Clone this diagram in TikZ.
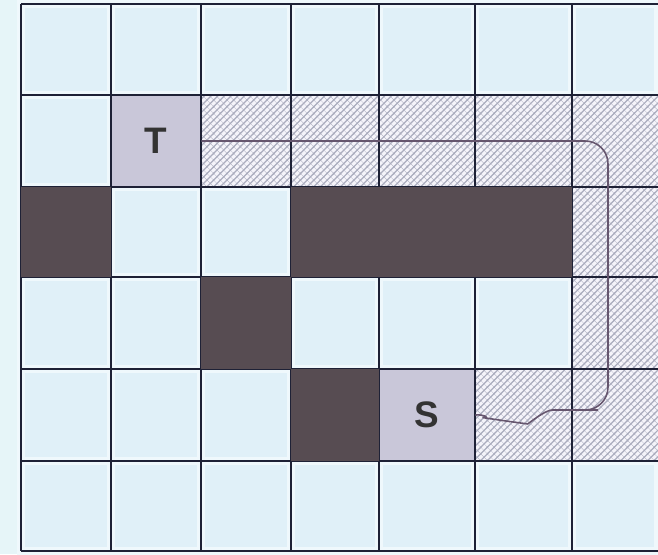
\documentclass[tikz,border=0pt]{standalone}
\usepackage{fontspec}
\setmainfont{Liberation Sans}
\usepackage{tikz}
\usetikzlibrary{patterns.meta}
\usepackage{xcolor}

\definecolor{marginblue}{HTML}{E6F5F8}
\definecolor{cellrim}{HTML}{EFF8FC}
\definecolor{cellblue}{HTML}{E0F0F8}
\definecolor{wallgray}{HTML}{574C52}
\definecolor{endlilac}{HTML}{C9C7D9}
\definecolor{gridnavy}{HTML}{1E2136}
\definecolor{hatchgray}{HTML}{ABADBE}
\definecolor{hatchbg}{HTML}{F5F4FA}
\definecolor{routepurple}{HTML}{66566E}

% column / row edges in screen px
\def\colx{{21,111,201,291,379,475,572,658}}
\def\rowy{{4,95,187,277,369,461,551}}

% one grid cell (column, row, style)
\newcommand{\fillcell}[3]{%
  \pgfmathsetmacro\xa{\colx[#1]}\pgfmathsetmacro\xb{\colx[#1+1]}%
  \pgfmathsetmacro\ya{\rowy[#2]}\pgfmathsetmacro\yb{\rowy[#2+1]}%
  \path[#3] (\xa,\ya) rectangle (\xb,\yb);}

\tikzdeclarepattern{
  name=visited,
  type=uncolored,
  bottom left={(-.5pt,-.5pt)},
  top right={(4.3pt,4.3pt)},
  tile size={(3.8pt,3.8pt)},
  code={
    \draw[line width=0.7pt] (-.5pt,-.5pt) -- (4.3pt,4.3pt);
    \draw[line width=0.15pt] (0pt,3.8pt) -- (3.8pt,0pt);
  }
}

\tikzset{
  plaincell/.style={fill=cellblue, draw=cellrim, line width=5pt},
  wallcell/.style={fill=wallgray},
  visitedcell/.style={fill=hatchbg, postaction={pattern=visited, pattern color=hatchgray}},
  endcell/.style={fill=endlilac, inner sep=0pt, minimum height=1.84cm,
    font=\fontsize{21}{24}\selectfont\bfseries, text=black!80},
  gridline/.style={gridnavy, line width=1.1pt},
  route/.style={routepurple, line width=0.9pt, rounded corners=13pt}
}

\begin{document}
\begin{tikzpicture}[x=0.02cm,y=-0.02cm]
    \useasboundingbox (0,0) rectangle (658,554);
    \fill[marginblue] (0,0) rectangle (658,554);
    % Plain cells first, then walls and the searched cells on top
    \foreach \c in {0,...,6}
      \foreach \r in {0,...,5}
        {\fillcell{\c}{\r}{plaincell}}
    \foreach \c/\r in {2/1,3/1,4/1,5/1,6/1,6/2,6/3,5/4,6/4}
      {\fillcell{\c}{\r}{visitedcell}}
    % Target and start
    \node[endcell, minimum width=1.8cm] (T) at (156,141) {T};
    \node[endcell, minimum width=1.92cm] (S) at (427,415) {S};
    % Grid lines (right edge is cut off in the photo)
    \foreach \c in {0,...,6}
      {\pgfmathsetmacro\xa{\colx[\c]}
       \draw[gridline] (\xa,4) -- (\xa,551);}
    \foreach \r in {0,...,6}
      {\pgfmathsetmacro\ya{\rowy[\r]}
       \draw[gridline] (21,\ya) -- (658,\ya);}
    % Walls over the lines, so the long one reads as one block
    \foreach \c/\r in {0/2,3/2,4/2,5/2,2/3,3/4}
      {\fillcell{\c}{\r}{wallcell}}
    % Path found from S back to T
    \draw[route] (T.east) -- (608,141) -- (608,410) -- (575,410)
      .. controls (545,410) and (528,424) .. (505,421)
      .. controls (492,419) and (484,414) .. (S.east);
\end{tikzpicture}
\end{document}
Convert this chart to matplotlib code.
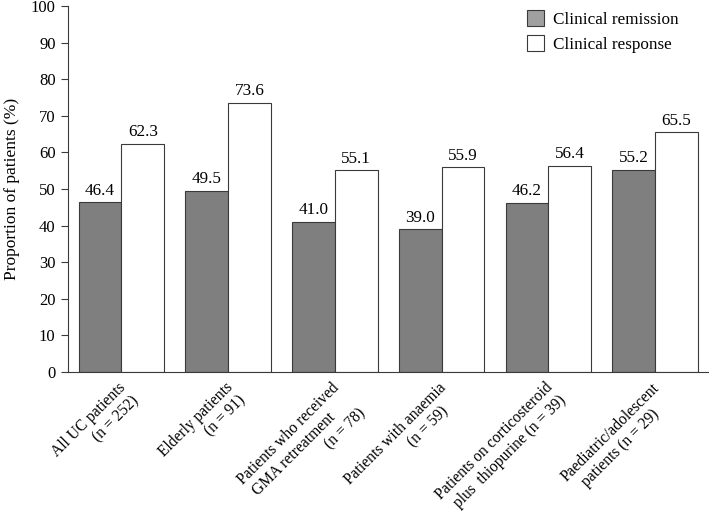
import numpy as np
import matplotlib.pyplot as plt
import matplotlib.transforms as mtransforms
from matplotlib.patches import Patch

plt.rcParams['font.family'] = 'Liberation Serif'

# trailing spaces mimic the uneven line ends of the original labels
groups = ['All UC patients\n(n = 252)',
          'Elderly patients\n(n = 91)',
          'Patients who received\nGMA retreatment      \n(n = 78)',
          'Patients with anaemia\n(n = 59)    ',
          'Patients on corticosteroid\nplus  thiopurine (n = 39)',
          'Paediatric/adolescent\npatients (n = 29)     ']
remission = [46.4, 49.5, 41.0, 39.0, 46.2, 55.2]
response = [62.3, 73.6, 55.1, 55.9, 56.4, 65.5]

fig = plt.figure(figsize=(7.09, 5.18), dpi=100)
ax = fig.add_axes([0.096, 0.282, 0.903, 0.706])

x = np.arange(len(groups))
w = 0.4
b1 = ax.bar(x - w/2, remission, w, color='#7f7f7f', edgecolor='#3a3a3a', linewidth=0.8)
b2 = ax.bar(x + w/2, response, w, color='white', edgecolor='#3a3a3a', linewidth=0.8)

for bars, vals in [(b1, remission), (b2, response)]:
    for bar, v in zip(bars, vals):
        ax.text(bar.get_x() + bar.get_width()/2, v + 1.0, '%.1f' % v,
                ha='center', va='bottom', fontsize=12.3)

ax.set_xlim(-0.5, 5.5)
ax.set_ylim(0, 100)
ax.set_yticks(range(0, 101, 10))
ax.set_xticks(x)
ax.set_xticklabels(groups, rotation=45, ha='right', va='top', rotation_mode='anchor',
                   multialignment='right', fontsize=11.2)
ax.tick_params(axis='x', length=0, pad=5.6)
ax.tick_params(axis='y', labelsize=12, length=5, color='#3a3a3a', pad=4)
shift = mtransforms.ScaledTranslation(-3.5/100, 0, fig.dpi_scale_trans)
for lab in ax.get_xticklabels():
    lab.set_transform(lab.get_transform() + shift)
for s in ['top', 'right']:
    ax.spines[s].set_visible(False)
ax.spines['left'].set_color('#3a3a3a')
ax.spines['bottom'].set_color('#3a3a3a')
ax.set_ylabel('Proportion of patients (%)', fontsize=12.5, labelpad=8)

handles = [Patch(facecolor='#a0a0a0', edgecolor='#3a3a3a', linewidth=0.8),
           Patch(facecolor='white', edgecolor='#3a3a3a', linewidth=0.8)]
ax.legend(handles, ['Clinical remission', 'Clinical response'], loc='upper left',
          bbox_to_anchor=(0.701, 1.017), frameon=False, fontsize=12.3,
          handlelength=1.0, handleheight=1.0, handletextpad=0.5, labelspacing=0.45,
          borderaxespad=0.2)

fig.savefig('out.png', dpi=100)
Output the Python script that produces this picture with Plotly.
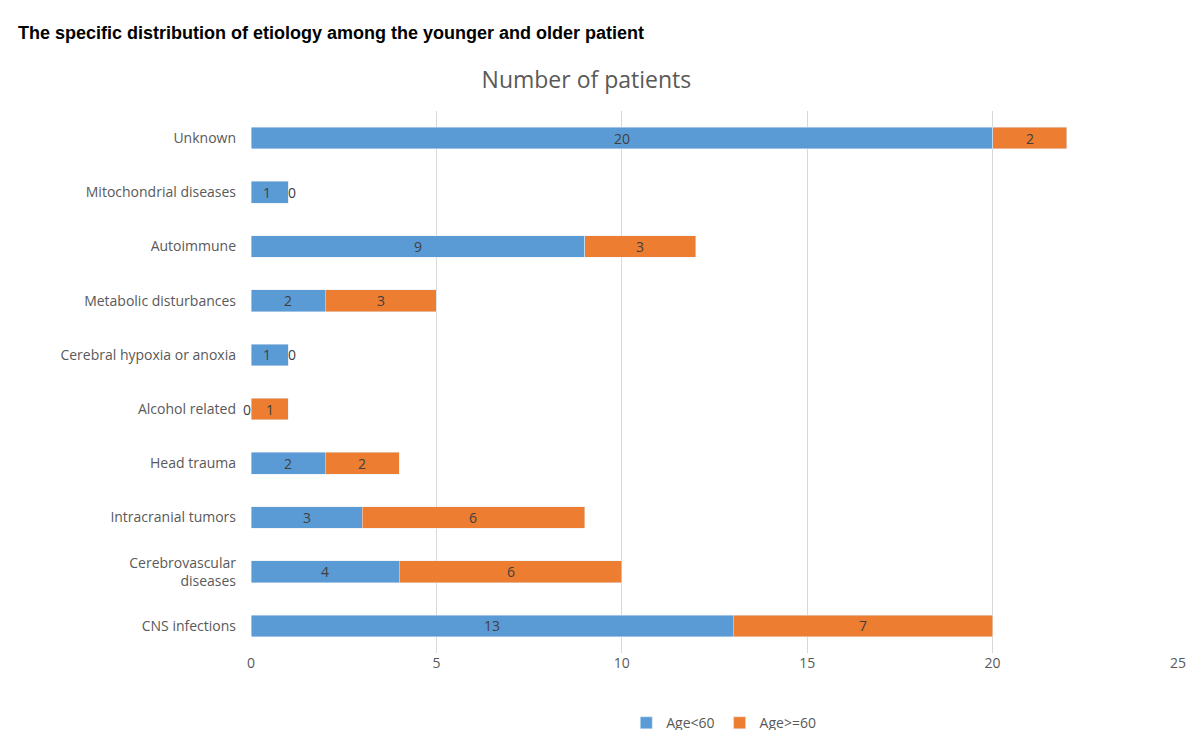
import plotly.graph_objects as go

categories = ["CNS infections", "Cerebrovascular<br>diseases", "Intracranial tumors", "Head trauma",
              "Alcohol related", "Cerebral hypoxia or anoxia", "Metabolic disturbances",
              "Autoimmune", "Mitochondrial diseases", "Unknown"]
young = [13, 4, 3, 2, 0, 1, 2, 9, 1, 20]
old = [7, 6, 6, 2, 1, 0, 3, 3, 0, 2]
x_ticks = [0, 5, 10, 15, 20, 25]

blue, orange = "#5B9BD5", "#ED7D31"
fig = go.Figure()
fig.add_bar(y=categories, x=young, name="Age<60", orientation="h", marker_color=blue)
fig.add_bar(y=categories, x=old, name="Age>=60", orientation="h", marker_color=orange)

ann = []
for c, a, b in zip(categories, young, old):
    ann.append(dict(x=a / 2, y=c, text=str(a), showarrow=False, xref="x", yref="y",
                    xshift=-4 if a == 0 else (-3 if b == 0 else 0),
                    font=dict(size=14, color="#404040")))
    ann.append(dict(x=a + b / 2, y=c, text=str(b), showarrow=False, xref="x", yref="y",
                    xshift=4 if b == 0 else 0,
                    font=dict(size=14, color="#404040")))
ann.append(dict(x=-0.2535, y=1.144, xref="paper", yref="paper", xanchor="left", yanchor="middle",
                text="<b>The specific distribution of etiology among the younger and older patient</b>",
                showarrow=False, font=dict(family="Liberation Sans", size=18, color="black")))
fig.update_layout(
    width=1200, height=730, barmode="stack", bargap=0.6,
    paper_bgcolor="white", plot_bgcolor="white",
    font=dict(family="Open Sans", size=14, color="#595959"),
    margin=dict(l=243, r=30, t=103, b=85, autoexpand=False),
    title=dict(text="Number of patients", x=0.482, xanchor="center", y=0.902, yanchor="middle",
               font=dict(size=23, color="#595959")),
    xaxis=dict(range=[0, 25], tickvals=x_ticks, showgrid=True, gridcolor="#D9D9D9",
               zeroline=False, showline=False, automargin=False),
    yaxis=dict(showgrid=False, ticks="", ticklabelstandoff=14, automargin=False),
    legend=dict(orientation="h", x=0.51, xanchor="center", y=-0.1, yanchor="top",
                traceorder="normal", font=dict(size=14, color="#595959")),
    annotations=ann,
)
fig.write_html("out.html")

__WHAT YOU WILL DO__
Find and copy each line above that includes the string "matplotlib".

__FINAL RESULT__
Convert this chart to matplotlib code.
import matplotlib.pyplot as plt
import matplotlib.transforms as mtransforms
from matplotlib.patches import Patch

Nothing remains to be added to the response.